The title is an allusion to a 19th century book, Three Men in a Boat (To Say Nothing of the Dog). Before I was halfway through, I decided to get a copy of the 1889 book. After I finished, I went to the bookstore but didn't find a copy. However, I bought another book by Connie Willis. That should tell you something about how good she is.
Not surprisingly, To Say Nothing of the Dog was nominated for a Nebula award in 1998 and won the Hugo in 1999. But, before you write this off as a sci-fi time travel novel and give it a miss, which is exactly what I would normally do in that circumstance, let me tell you that it feels nothing like a sci-fi novel, so don't let that scare you off.
Strangely, although it was pretty clear from the cover copy, I somehow failed to realize it was written by a woman until I was 60+ pages in. I was surprised because the voice was remarkably like the dead white guys I'm so fond of reading.

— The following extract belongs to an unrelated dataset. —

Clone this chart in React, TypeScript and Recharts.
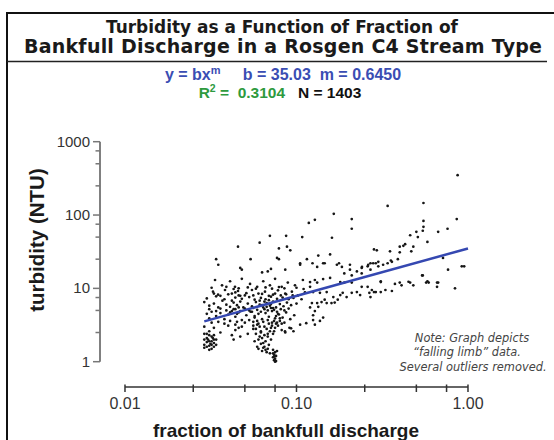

This book has a lot going for it - a great plot, some nice puzzles, a gradual unfolding of the world of the novel and the issues at state, well drawn, memorable characters, and excellent writing. There were a few puzzles the characters seemed a little late to figure out, but even more things I was sure I'd figured out that I turned out to be wrong about.
April 4, 2008
I am addicted to words. As a kid, I read the dictionary. Seriously. It has shaped my writing and what I love about reading.
I am drawn to writers who are masters at the art of using words. There is nothing quite like a fine bit of writing, that sentence or phrase that seems to express the essence of a thing in a way that is at once fresh and obvious. In a way that makes you wonder why you never thought of it that way, because now that you’ve heard it, you can’t imagine a better way to express it.
Combine that with engaging characters and a nice plot, and you can’t lose.
Most good stories have the four main components of characters, plot, dialog and narrative. All are important, but they occur in varying degrees of presence depending on the type of book. For example, a spy novel might depend more on plot and less on characters. A travel book might rely heavily on narrative and have little or no plot. It may or may not have interesting characters, depending on who’s writing it and why.
Many modern readers are plot junkies. They want to keep the action going and are willing to accept two-dimensional characters that act according to type as long as the plot twists keep coming. A completely unforeseen surprise ending is the acme of this type of book.
For me, a really great book, regardless of type, is built around characters. The plot is simply what they do, the dialog simply what they say, the narrative providing the infrastructure in which they do and say those things.
Do you know any really clever people, fun to be around? It is fascinating how a mundane setting or experience can be transformed by such a person. I find it the same with books. If the characters are riveting, it really doesn’t matter what they do (the plot). If the characters are really well done, it might take you a while to realize there IS no plot! I once read a brilliant paragraph by Nabakov that described a screen door. A screen door, for crying out loud! Which has nothing to do with characters, but I just remembered it so I threw it in.
This is not to say I enjoy reading books about screen doors. I like a good plot as much as the next guy, and clever dialog can be a thing of beauty, even in the presence of formulaic plots, as Damon Runyon and P. G. Wodehouse have demonstrated.
In the end, for me, it comes down to the writing itself. Whisper a well-turned phrase into my ear, and I'll follow you anywhere.